Inflation's fearsome and fickle ways

If, when and how to arrest it is the Fed's task.

November 30, 2021 at 11:15PM
Federal Reserve Chairman Jerome Powell spoke Nov. 22 after President Joe Biden announced Powell’s nomination for a second four-year term. (Susan Walsh, AP/The Minnesota Star Tribune)

Trying to decide when to act against inflation is like trying to know the precise moment to stop falling in love. There are forces here beyond apprehension, and they don't dial back without damage.

At least with a relationship, there's the hope of happily ever after. Inflation, once it has its hooks in, probably won't love you back.

Yes, "probably." More on that in a bit.

What inflation means in the simplest terms is that you'll need more money to buy something in the future than you do now. Maybe you can compensate with good pay raises or returns on your investments, but when inflation runs hot enough for long enough, people tend to lose pace.

The aggregate year-over-year increase in prices, as measured by the Consumer Price Index (CPI), was 6.2% in October. By comparison, average weekly earnings for all employees on private nonfarm payrolls over the same period, according to the U.S. Bureau of Labor Statistics, were up 4.6%. That's ground lost — and it represents about 80% of the workers contributing to the economy. Another opportunity for empathy: The basis used in 2022 inflation adjustments to Minnesota's minimum wage will be 2.5%.
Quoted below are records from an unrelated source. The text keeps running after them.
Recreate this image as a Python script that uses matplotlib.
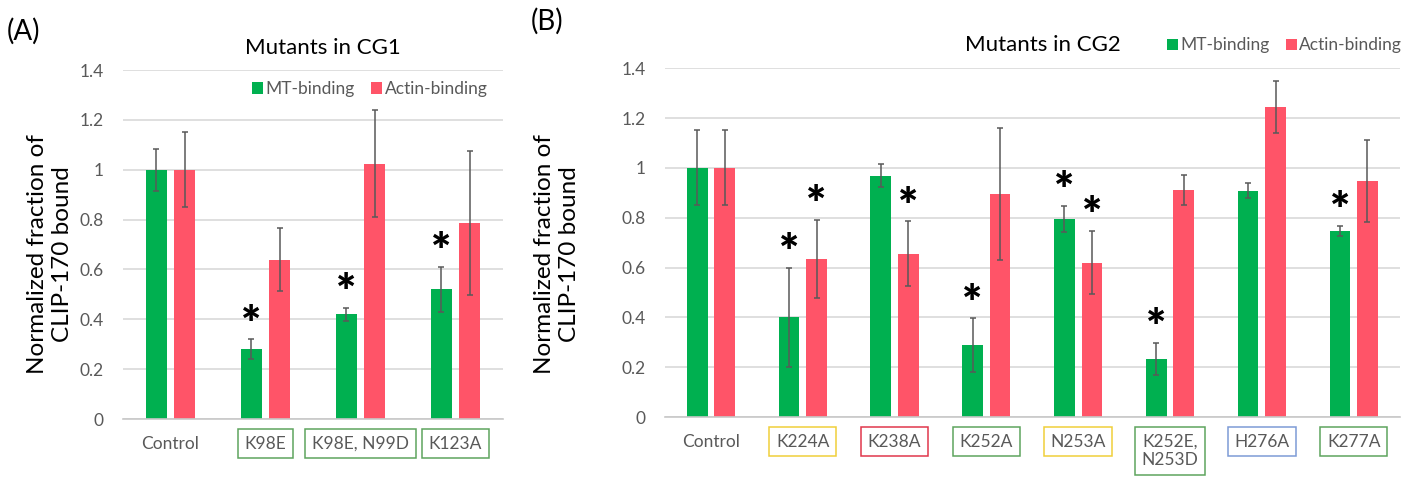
import numpy as np
import matplotlib
matplotlib.use("Agg")
import matplotlib.pyplot as plt

plt.rcParams['font.family'] = ['Lato', 'DejaVu Sans']

# ---- data ----
cg1_labels = ["Control", "K98E", "K98E, N99D", "K123A"]
cg1_box = [None, "green", "green", "green"]
cg1_mt = [1.0, 0.28, 0.42, 0.52]
cg1_mt_err = [0.085, 0.04, 0.025, 0.09]
cg1_actin = [1.0, 0.64, 1.025, 0.787]
cg1_actin_err = [0.15, 0.125, 0.215, 0.29]
cg1_mt_sig = [False, True, True, True]
cg1_actin_sig = [False, False, False, False]

cg2_labels = ["Control", "K224A", "K238A", "K252A", "N253A", "K252E,\nN253D", "H276A", "K277A"]
cg2_box = [None, "yellow", "red", "green", "yellow", "green", "blue", "green"]
cg2_mt = [1.0, 0.40, 0.968, 0.288, 0.795, 0.234, 0.908, 0.747]
cg2_mt_err = [0.15, 0.2, 0.046, 0.108, 0.052, 0.064, 0.03, 0.02]
cg2_actin = [1.0, 0.635, 0.655, 0.895, 0.62, 0.91, 1.243, 0.948]
cg2_actin_err = [0.15, 0.157, 0.13, 0.265, 0.127, 0.06, 0.104, 0.164]
cg2_mt_sig = [False, True, False, True, True, True, False, True]
cg2_actin_sig = [False, True, True, False, True, False, False, False]

GREEN = "#00b050"
RED = "#ff5468"
BOX_COLORS = {"green": "#5ea45e", "yellow": "#f0cf3a", "red": "#e0374c", "blue": "#7d9bd6"}


def panel(ax, labels, boxes, mt, mt_err, actin, actin_err, mt_sig, actin_sig):
    x = np.arange(len(labels))
    w = 0.225
    off = 0.15
    ax.bar(x - off, mt, w, color=GREEN, label="MT-binding", zorder=2)
    ax.bar(x + off, actin, w, color=RED, label="Actin-binding", zorder=2)
    ax.errorbar(x - off, mt, yerr=mt_err, fmt="none", ecolor="#595959",
                elinewidth=1.1, capsize=2.5, capthick=1.1, zorder=3)
    ax.errorbar(x + off, actin, yerr=actin_err, fmt="none", ecolor="#595959",
                elinewidth=1.1, capsize=2.5, capthick=1.1, zorder=3)
    for i in range(len(x)):
        if mt_sig[i]:
            ax.text(x[i] - off, mt[i] + mt_err[i] + 0.055, "*", ha="center",
                    va="center", fontsize=34, fontweight="heavy", zorder=4)
        if actin_sig[i]:
            ax.text(x[i] + off, actin[i] + actin_err[i] + 0.055, "*", ha="center",
                    va="center", fontsize=34, fontweight="heavy", zorder=4)

    ax.set_ylim(0, 1.4)
    ax.set_xlim(-0.5, len(labels) - 0.5)
    ax.set_yticks(np.arange(0, 1.41, 0.2))
    ax.set_yticklabels(["0", "0.2", "0.4", "0.6", "0.8", "1", "1.2", "1.4"])
    ax.yaxis.grid(True, color="#d9d9d9", linewidth=1.2, zorder=0)
    ax.set_axisbelow(True)
    for s in ["top", "right", "left"]:
        ax.spines[s].set_visible(False)
    ax.spines["bottom"].set_color("#c8c8c8")
    ax.spines["bottom"].set_linewidth(1.2)
    ax.tick_params(axis="y", length=0, pad=14, labelsize=12.5, labelcolor="#595959")
    ax.tick_params(axis="x", length=0, pad=12, labelsize=12.5, labelcolor="#595959")
    ax.set_xticks(x)
    ax.set_xticklabels(labels, va="top")
    for t, b in zip(ax.get_xticklabels(), boxes):
        if b is not None:
            t.set_bbox(dict(boxstyle="square,pad=0.38", fc="white",
                            ec=BOX_COLORS[b], lw=1.1))


fig = plt.figure(figsize=(14.18, 4.8), dpi=100)
axA = fig.add_axes([0.0867, 0.127, 0.268, 0.727])
axB = fig.add_axes([0.469, 0.131, 0.518, 0.727])

panel(axA, cg1_labels, cg1_box, cg1_mt, cg1_mt_err, cg1_actin, cg1_actin_err,
      cg1_mt_sig, cg1_actin_sig)
panel(axB, cg2_labels, cg2_box, cg2_mt, cg2_mt_err, cg2_actin, cg2_actin_err,
      cg2_mt_sig, cg2_actin_sig)

axA.text(0.526, 1.063, "Mutants in CG1", transform=axA.transAxes, fontsize=16,
         ha="center", va="center")
axB.text(0.514, 1.065, "Mutants in CG2", transform=axB.transAxes, fontsize=16,
         ha="center", va="center")

legkw = dict(frameon=False, ncol=2, fontsize=12.5, handlelength=0.65, handleheight=0.65,
             handletextpad=0.15, columnspacing=0.9, labelcolor="#595959")
axA.legend(loc="center right", bbox_to_anchor=(1.0, 0.945), **legkw)
axB.legend(loc="center right", bbox_to_anchor=(1.025, 1.065), **legkw)

ylab = "Normalized fraction of\nCLIP-170 bound"
fig.text(0.035, 0.47, ylab, rotation=90, ha="center", va="center", fontsize=17.5,
         linespacing=1.25)
fig.text(0.393, 0.47, ylab, rotation=90, ha="center", va="center", fontsize=17.5,
         linespacing=1.25)

fig.text(0.005, 0.935, "(A)", fontsize=20, ha="left", va="center")
fig.text(0.374, 0.955, "(B)", fontsize=20, ha="left", va="center")

fig.savefig("out.png", dpi=100)
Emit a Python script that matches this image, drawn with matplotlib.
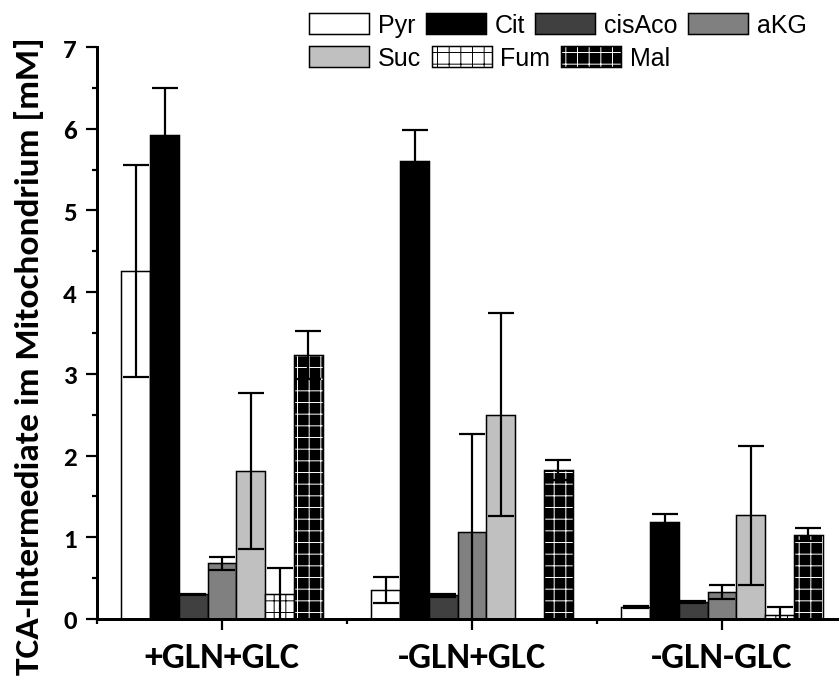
import numpy as np
import matplotlib
matplotlib.use("Agg")
import matplotlib.pyplot as plt
from matplotlib.patches import Patch
from matplotlib.ticker import MultipleLocator, FixedLocator

# ---- data (mM) -------------------------------------------------------------
conditions = ["+GLN+GLC", "-GLN+GLC", "-GLN-GLC"]
metabolites = ["Pyr", "Cit", "cisAco", "aKG", "Suc", "Fum", "Mal"]

pyr = [4.26, 0.35, 0.15]
pyr_err = [1.30, 0.16, 0.01]
cit = [5.92, 5.61, 1.19]
cit_err = [0.58, 0.38, 0.09]
cisaco = [0.30, 0.29, 0.21]
cisaco_err = [0.01, 0.02, 0.01]
akg = [0.68, 1.06, 0.33]
akg_err = [0.08, 1.21, 0.08]
suc = [1.81, 2.50, 1.27]
suc_err = [0.95, 1.24, 0.85]
fum = [0.30, np.nan, 0.05]
fum_err = [0.32, np.nan, 0.10]
mal = [3.23, 1.82, 1.03]
mal_err = [0.29, 0.12, 0.08]

values = [pyr, cit, cisaco, akg, suc, fum, mal]
errors = [pyr_err, cit_err, cisaco_err, akg_err, suc_err, fum_err, mal_err]

# ---- figure geometry (pixels at 70 dpi) -------------------------------------
DPI = 70
W, H = 839, 682
PT = 72 / DPI  # points per pixel

fig = plt.figure(figsize=(W / DPI, H / DPI), dpi=DPI)
ax = fig.add_axes([97 / W, 62 / H, 750 / W, 572 / H])

BAR_W = 0.115
EDGE = 1.5 * PT
face = ["white", "black", "#404040", "#808080", "#c0c0c0", "white", "black"]
hatched = [False, False, False, False, False, True, True]

x0 = np.arange(len(conditions))
for i, (vals, errs) in enumerate(zip(values, errors)):
    x = x0 + (i - 3) * BAR_W
    if hatched[i] and face[i] == "black":
        # black bar with a white grid, outlined in black
        ax.bar(x, vals, BAR_W, color="black", edgecolor="white", hatch="+",
               linewidth=0, zorder=2)
        ax.bar(x, vals, BAR_W, fill=False, edgecolor="black",
               linewidth=EDGE, zorder=2.1)
    elif hatched[i]:
        ax.bar(x, vals, BAR_W, color="white", edgecolor="black", hatch="+",
               linewidth=EDGE, zorder=2)
    else:
        ax.bar(x, vals, BAR_W, color=face[i], edgecolor="black",
               linewidth=EDGE, zorder=2)
    ax.errorbar(x, vals, yerr=errs, fmt="none", ecolor="black",
                elinewidth=2.2 * PT, capsize=13 * PT, capthick=2.2 * PT, zorder=3)

# ---- axes ------------------------------------------------------------------
ax.set_xlim(-0.5, 2.5)
ax.set_ylim(0, 7)
for side in ("top", "right"):
    ax.spines[side].set_visible(False)
for side in ("left", "bottom"):
    ax.spines[side].set_linewidth(3 * PT)

ax.set_yticks(range(8))
ax.yaxis.set_minor_locator(MultipleLocator(0.5))
ax.set_xticks(x0)
ax.xaxis.set_minor_locator(FixedLocator([-0.5, 0.5, 1.5, 2.5]))

tick_font = {"family": "Carlito", "weight": "bold"}
ax.set_yticklabels([str(v) for v in range(8)], fontdict=tick_font,
                   fontsize=27 * PT)
ax.set_xticklabels(conditions, fontdict=tick_font, fontsize=36 * PT)

ax.tick_params(axis="both", which="major", direction="out",
               length=11 * PT, width=2.2 * PT)
ax.tick_params(axis="both", which="minor", direction="out",
               length=5.5 * PT, width=2.2 * PT)
ax.tick_params(axis="y", which="major", pad=9 * PT)
ax.tick_params(axis="x", which="major", pad=11 * PT)

ax.set_ylabel("TCA-Intermediate im Mitochondrium [mM]", family="Carlito",
              weight="bold", fontsize=35.5 * PT, va="center", ha="center")
ax.yaxis.set_label_coords((29.5 - 97) / 750, (620 - 356) / 572)

# ---- legend: two rows laid out side by side --------------------------------
def handle(i):
    if hatched[i] and face[i] == "black":
        return (Patch(facecolor="black", edgecolor="white", hatch="+", linewidth=0),
                Patch(fill=False, edgecolor="black", linewidth=EDGE))
    if hatched[i]:
        return Patch(facecolor="white", edgecolor="black", hatch="+", linewidth=EDGE)
    return Patch(facecolor=face[i], edgecolor="black", linewidth=EDGE)

handles = [handle(i) for i in range(len(metabolites))]
LEG_FS = 25
leg_kw = dict(loc="center left", bbox_transform=fig.transFigure, frameon=False,
              borderpad=0, borderaxespad=0, handlelength=60 / LEG_FS,
              handleheight=22 / LEG_FS, handletextpad=0.35, columnspacing=0.42,
              prop={"family": "Liberation Sans", "size": LEG_FS * PT})
fig.legend(handles[:4], metabolites[:4], ncol=4,
           bbox_to_anchor=(309 / W, 1 - 26 / H), **leg_kw)
fig.legend(handles[4:], metabolites[4:], ncol=3,
           bbox_to_anchor=(309 / W, 1 - 59 / H), **leg_kw)

fig.savefig("out.png", dpi=DPI)
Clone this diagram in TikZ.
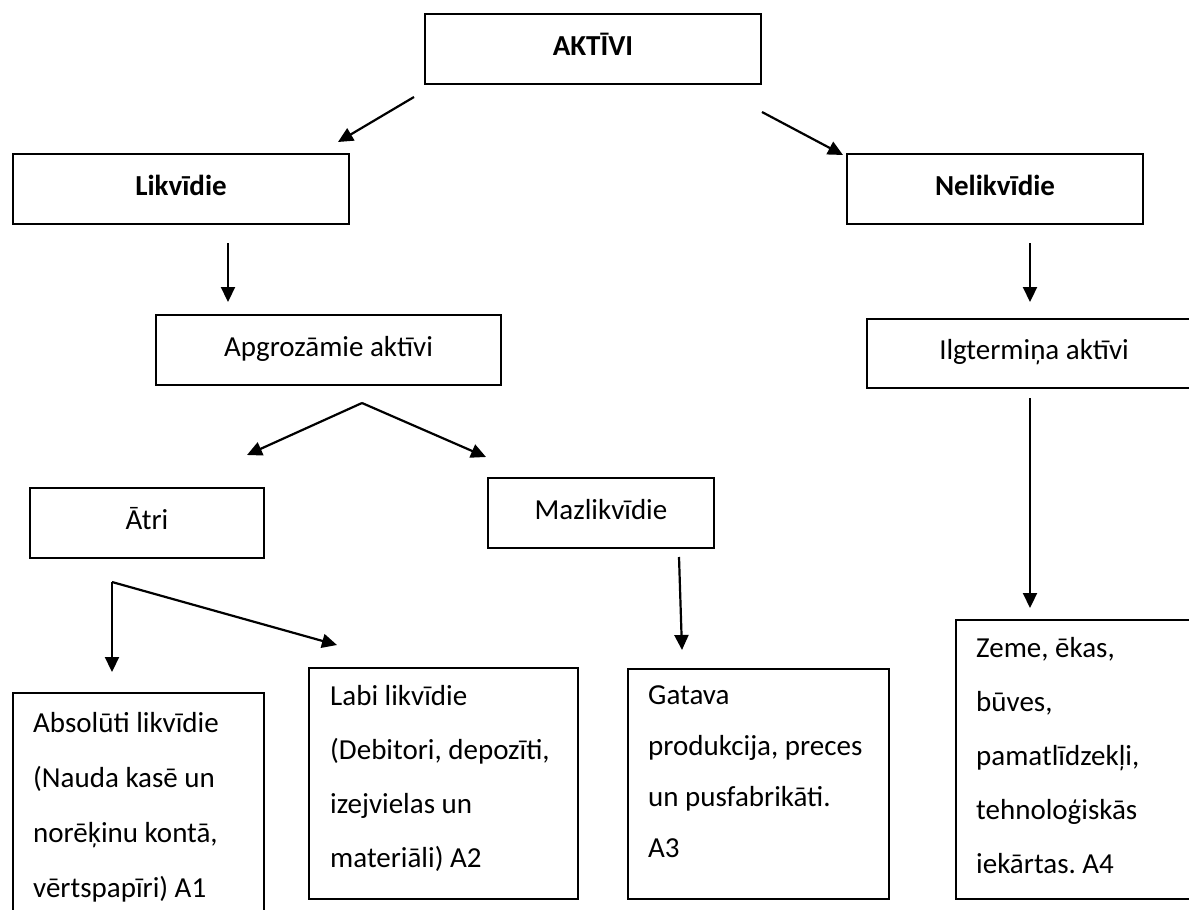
\documentclass[tikz,border=0pt]{standalone}
\usepackage{fontspec}
\setmainfont{Carlito}
\usetikzlibrary{arrows.meta}
\frenchspacing

\begin{document}
\begin{tikzpicture}[x=1pt, y=-1pt,
		box/.style={draw, line width=2pt, anchor=north west, inner sep=0pt, text height=20pt, text depth=8pt, font=\fontsize{29}{35}\selectfont},
		boxtext/.style={anchor=north west, inner sep=0pt, text width=235pt, align=flush left, font=\fontsize{29}{54}\selectfont},
		arr/.style={line width=2.2pt, -{Triangle[length=15pt, width=14pt]}}]

	\useasboundingbox (0,0) rectangle (1189,910);
	\clip (0,0) rectangle (1189,910);

	% top level
	\node[box, minimum width=336, minimum height=70] (aktivi) at (424,13) {\textbf{AKTĪVI}};
	\node[box, minimum width=336, minimum height=70] (likv) at (12,153) {\textbf{Likvīdie}};
	\node[box, minimum width=296, minimum height=70] (nelikv) at (846,153) {\textbf{Nelikvīdie}};

	\coordinate (ak-l1) at (414,97);
	\coordinate (ak-l2) at (338,142);
	\coordinate (ak-n1) at (762,112);
	\coordinate (ak-n2) at (843,155);
	\draw[arr] (ak-l1) -- (ak-l2);
	\draw[arr] (ak-n1) -- (ak-n2);

	% second level
	\node[box, minimum width=345, minimum height=70] (apgroz) at (155,314) {Apgrozāmie aktīvi};
	\node[box, minimum width=334, minimum height=69] (ilgt) at (866,318) {Ilgtermiņa aktīvi};

	\coordinate (li-a1) at (228,243);
	\coordinate (li-a2) at (228,302);
	\coordinate (ne-i1) at (1030,243);
	\coordinate (ne-i2) at (1030,302);
	\draw[arr] (li-a1) -- (li-a2);
	\draw[arr] (ne-i1) -- (ne-i2);

	% third level
	\node[box, minimum width=234, minimum height=70] (atri) at (29,487) {Ātri};
	\node[box, minimum width=226, minimum height=70] (mazl) at (487,477) {Mazlikvīdie};

	\coordinate (ap-top) at (362,403);
	\coordinate (ap-l) at (247,455);
	\coordinate (ap-r) at (486,457);
	\draw[arr] (ap-top) -- (ap-l);
	\draw[arr] (ap-top) -- (ap-r);

	% bottom boxes
	\node[box, minimum width=251, minimum height=240] (absl) at (12,692) {};
	\node[boxtext, font=\fontsize{29}{55}\selectfont] (absl-t) at ([xshift=21pt, yshift=-2pt]absl.north west) {\strut Absolūti likvīdie\\(Nauda kasē un\\norēķinu kontā,\\vērtspapīri) A1};

	\node[box, minimum width=269, minimum height=231] (labi) at (308,667) {};
	\node[boxtext] (labi-t) at ([xshift=22pt]labi.north west) {\strut Labi likvīdie\\(Debitori, depozīti,\\izejvielas un\\materiāli) A2};

	\node[box, minimum width=261, minimum height=230] (gat) at (627,668) {};
	\node[boxtext, font=\fontsize{29}{51}\selectfont] (gat-t) at ([xshift=21pt, yshift=-1pt]gat.north west) {\strut Gatava\\produkcija, preces\\un pusfabrikāti.\\A3};

	\node[box, minimum width=260, minimum height=279] (zeme) at (955,619) {};
	\node[boxtext] (zeme-t) at ([xshift=21pt]zeme.north west) {\strut Zeme, ēkas,\\būves,\\pamatlīdzekļi,\\tehnoloģiskās\\iekārtas. A4};

	\coordinate (at-c) at (112,582);
	\coordinate (at-d) at (112,672);
	\coordinate (at-r) at (337,645);
	\draw[arr] (at-c) -- (at-d);
	\draw[arr] (at-c) -- (at-r);

	\coordinate (ma-1) at (679,557);
	\coordinate (ma-2) at (682,650);
	\draw[arr] (ma-1) -- (ma-2);

	\coordinate (il-1) at (1030,398);
	\coordinate (il-2) at (1030,608);
	\draw[arr] (il-1) -- (il-2);

\end{tikzpicture}
\end{document}
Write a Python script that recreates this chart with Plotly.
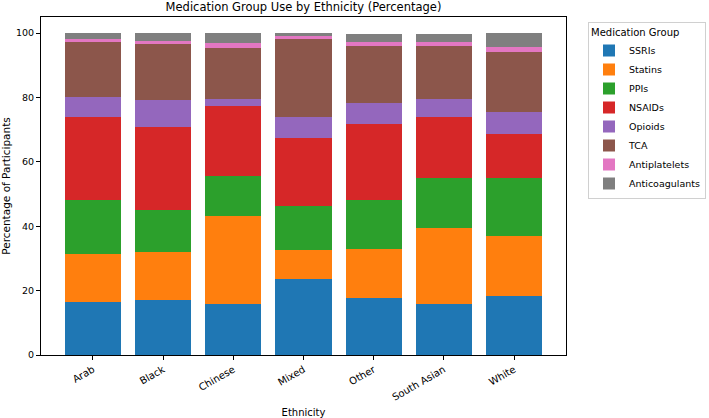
import plotly.graph_objects as go

ethnicities = ["Arab", "Black", "Chinese", "Mixed", "Other", "South Asian", "White"]
groups = ["SSRIs", "Statins", "PPIs", "NSAIDs", "Opioids", "TCA", "Antiplatelets", "Anticoagulants"]
colors = ["#1f77b4", "#ff7f0e", "#2ca02c", "#d62728", "#9467bd", "#8c564b", "#e377c2", "#7f7f7f"]

ssris = [16.5, 17.1, 15.7, 23.7, 17.8, 16.0, 18.3]
statins = [14.9, 14.8, 27.6, 8.8, 15.0, 23.4, 18.8]
ppis = [16.9, 13.1, 12.2, 13.7, 15.5, 15.7, 18.0]
nsaids = [25.7, 25.8, 22.0, 21.2, 23.4, 18.9, 13.6]
opioids = [6.3, 8.3, 2.1, 6.6, 6.5, 5.4, 6.8]
tca = [16.8, 17.5, 15.9, 24.1, 17.9, 16.5, 18.7]
antiplatelets = [1.2, 1.1, 1.4, 0.9, 1.0, 1.4, 1.5]
anticoagulants = [1.7, 2.3, 3.1, 1.0, 2.7, 2.5, 4.3]

series = [ssris, statins, ppis, nsaids, opioids, tca, antiplatelets, anticoagulants]

font = "DejaVu Sans"
fig = go.Figure()
for name, vals, c in zip(groups, series, colors):
    fig.add_trace(go.Bar(x=ethnicities, y=vals, name=name, marker=dict(color=c, line=dict(width=0))))

fig.update_layout(
    width=709, height=418,
    barmode="stack", bargap=0.2,
    plot_bgcolor="white", paper_bgcolor="white",
    margin=dict(l=41, r=143, t=17, b=63),
    font=dict(family=font, size=10, color="black"),
    title=dict(text="Medication Group Use by Ethnicity (Percentage)", x=(41 + 566) / 2 / 709, xanchor="center",
               y=1 - 7 / 418, yanchor="middle", font=dict(size=11.5, family=font)),
    legend=dict(title=dict(text="Medication Group", side="top", font=dict(size=10)), traceorder="normal",
                xref="container", yref="container",
                x=588 / 709, y=1 - 22 / 418, xanchor="left", yanchor="top",
                bordercolor="#d0d0d0", borderwidth=1, font=dict(size=9.5, family=font),
                itemwidth=30, tracegroupgap=0),
    xaxis=dict(title=dict(text="Ethnicity", standoff=7, font=dict(size=10)), tickangle=-30,
               range=[-0.74, 6.74], showline=True, linecolor="black", linewidth=1, mirror=True,
               ticks="outside", ticklen=4, tickcolor="black", showgrid=False, automargin=False,
               tickfont=dict(size=10)),
    yaxis=dict(title=dict(text="Percentage of Participants", standoff=6, font=dict(size=10.5)),
               range=[0, 105], tickvals=[0, 20, 40, 60, 80, 100],
               showline=True, linecolor="black", linewidth=1, mirror=True, automargin=False,
               ticks="outside", ticklen=4, tickcolor="black", showgrid=False, zeroline=False,
               tickfont=dict(size=9.5)),
)

fig.write_html("out.html")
Keep in mind that these comparisons are wiggly, and that how you are personally affected depends also on what you buy. Not everybody is in the market for a used car or truck (up 26.4% in the last year), but everyone needs food (up 5.3% — again, more than wages).

We mentioned that high inflation probably won't love you back. There's one way, though, that it could — by diluting the burden of your current debt, if you really bring in more dollars with which to pay it down.

Say, who do you know who collectively owes more than $28 trillion?

The big worry is that inflation, once loose, will persist even if economic strength and job growth don't. It's not the only possible outcome, but it's the most recent in many minds. The stagflation of the 1970s started amid supply shocks and loose monetary policy, not unlike conditions now. It ended only after the Federal Reserve Board finally turned off the tap, triggering recessions. No dialing back without damage.

Fear can become an opportunity to broaden the search for culprits. Political ones tend to be convenient. One such currently is the infrastructure and social spending partly approved and still proposed by the Biden administration. Those initiatives are now considered suspect even though they are deferred maintenance for the nation.

The truth is that Congress can influence the economy through appropriate spending and taxation, but until it learns to work both sides of that equation, stabilization is left to the Fed.

The Fed will proceed under the likely stewardship of Jerome Powell, whose recent renomination as chair the Star Tribune Editorial Board supported. Powell has argued that the current spike in inflation is likely a temporary effect of the pandemic and that acting too soon risks undermining the recovery in the job market. In the parlance of war and reticence via the archetypes of the animal kingdom, that makes him a dove, whereas a more aggressive responder would be a hawk.

Powell is not in fact passive, but he does seem to prefer to clearly identify his targets. He will need a sharp eye to spot what really rustles among the leaves. The Fed's tea leaves, at least, have been starting to shift, and on Tuesday Powell told a congressional committee that the central bank is increasingly concerned about inflation.

The next update to the CPI is scheduled for Dec. 10. Arriving just in time to make interpretations murky is the possibly powerful COVID variant omicron and perhaps economy-squelching consequences.